**PROBLEM TO WORK ON**
Return the lines below exactly, from the first line to the line that contains "(0,0) rectangle (957,459);". Leave out pictures.
---
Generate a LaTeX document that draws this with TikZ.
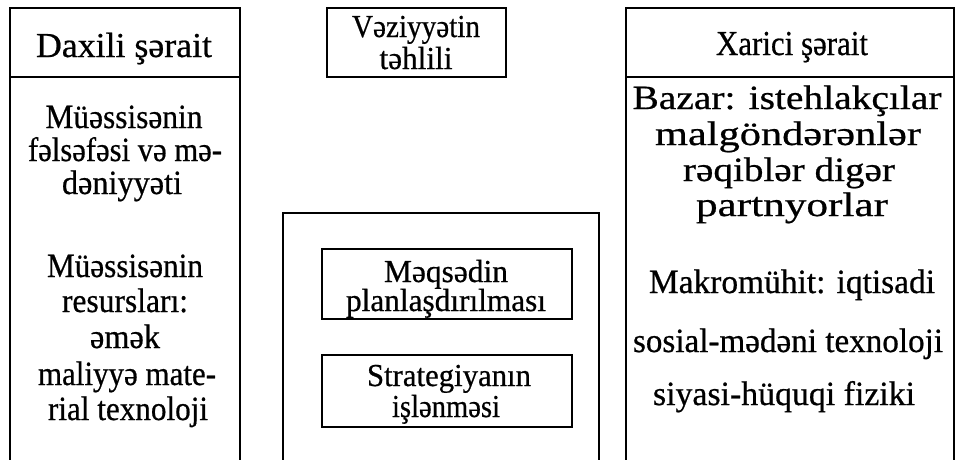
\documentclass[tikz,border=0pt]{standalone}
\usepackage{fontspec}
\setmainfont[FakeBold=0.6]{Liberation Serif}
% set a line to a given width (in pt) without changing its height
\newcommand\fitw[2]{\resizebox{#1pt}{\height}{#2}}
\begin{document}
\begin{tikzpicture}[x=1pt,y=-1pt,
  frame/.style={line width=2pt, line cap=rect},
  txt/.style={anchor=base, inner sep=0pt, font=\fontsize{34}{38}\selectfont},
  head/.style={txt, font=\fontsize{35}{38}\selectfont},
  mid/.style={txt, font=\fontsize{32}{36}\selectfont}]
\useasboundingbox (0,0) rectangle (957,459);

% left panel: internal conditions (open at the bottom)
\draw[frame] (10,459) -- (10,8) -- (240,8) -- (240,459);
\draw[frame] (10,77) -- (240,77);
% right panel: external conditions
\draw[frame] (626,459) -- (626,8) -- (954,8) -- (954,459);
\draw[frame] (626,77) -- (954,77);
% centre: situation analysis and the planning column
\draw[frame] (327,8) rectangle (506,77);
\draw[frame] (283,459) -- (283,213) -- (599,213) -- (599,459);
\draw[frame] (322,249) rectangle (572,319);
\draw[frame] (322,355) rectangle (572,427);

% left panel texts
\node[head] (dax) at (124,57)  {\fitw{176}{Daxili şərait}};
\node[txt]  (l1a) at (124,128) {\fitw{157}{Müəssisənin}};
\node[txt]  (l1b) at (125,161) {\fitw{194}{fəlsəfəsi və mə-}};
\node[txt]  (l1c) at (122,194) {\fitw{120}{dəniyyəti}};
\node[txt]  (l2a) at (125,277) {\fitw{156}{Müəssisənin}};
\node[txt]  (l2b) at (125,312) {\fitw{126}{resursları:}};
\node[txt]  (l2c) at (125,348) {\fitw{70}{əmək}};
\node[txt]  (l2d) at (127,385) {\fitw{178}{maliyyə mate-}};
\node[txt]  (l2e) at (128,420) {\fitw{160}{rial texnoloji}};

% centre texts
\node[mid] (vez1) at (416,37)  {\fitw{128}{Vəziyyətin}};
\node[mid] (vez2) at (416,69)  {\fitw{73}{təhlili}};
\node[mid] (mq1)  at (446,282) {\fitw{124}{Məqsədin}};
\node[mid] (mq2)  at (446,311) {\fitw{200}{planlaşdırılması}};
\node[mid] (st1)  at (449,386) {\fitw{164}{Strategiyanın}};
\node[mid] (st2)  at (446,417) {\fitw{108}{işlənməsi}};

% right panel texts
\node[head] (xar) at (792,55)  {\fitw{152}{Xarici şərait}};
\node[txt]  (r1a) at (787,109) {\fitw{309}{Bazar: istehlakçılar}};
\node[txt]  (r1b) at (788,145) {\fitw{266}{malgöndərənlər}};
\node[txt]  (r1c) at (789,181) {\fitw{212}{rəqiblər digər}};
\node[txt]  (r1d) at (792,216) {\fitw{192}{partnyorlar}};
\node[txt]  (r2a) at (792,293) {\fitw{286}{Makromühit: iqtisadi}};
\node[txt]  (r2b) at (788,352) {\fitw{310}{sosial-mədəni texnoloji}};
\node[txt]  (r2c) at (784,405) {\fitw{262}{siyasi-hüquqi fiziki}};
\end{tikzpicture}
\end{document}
---
**THE COMPLETED TASK**
Generate a LaTeX document that draws this with TikZ.
\documentclass[tikz,border=0pt]{standalone}
\usepackage{fontspec}
\setmainfont[FakeBold=0.6]{Liberation Serif}
% set a line to a given width (in pt) without changing its height
\newcommand\fitw[2]{\resizebox{#1pt}{\height}{#2}}
\begin{document}
\begin{tikzpicture}[x=1pt,y=-1pt,
  frame/.style={line width=2pt, line cap=rect},
  txt/.style={anchor=base, inner sep=0pt, font=\fontsize{34}{38}\selectfont},
  head/.style={txt, font=\fontsize{35}{38}\selectfont},
  mid/.style={txt, font=\fontsize{32}{36}\selectfont}]
\useasboundingbox (0,0) rectangle (957,459);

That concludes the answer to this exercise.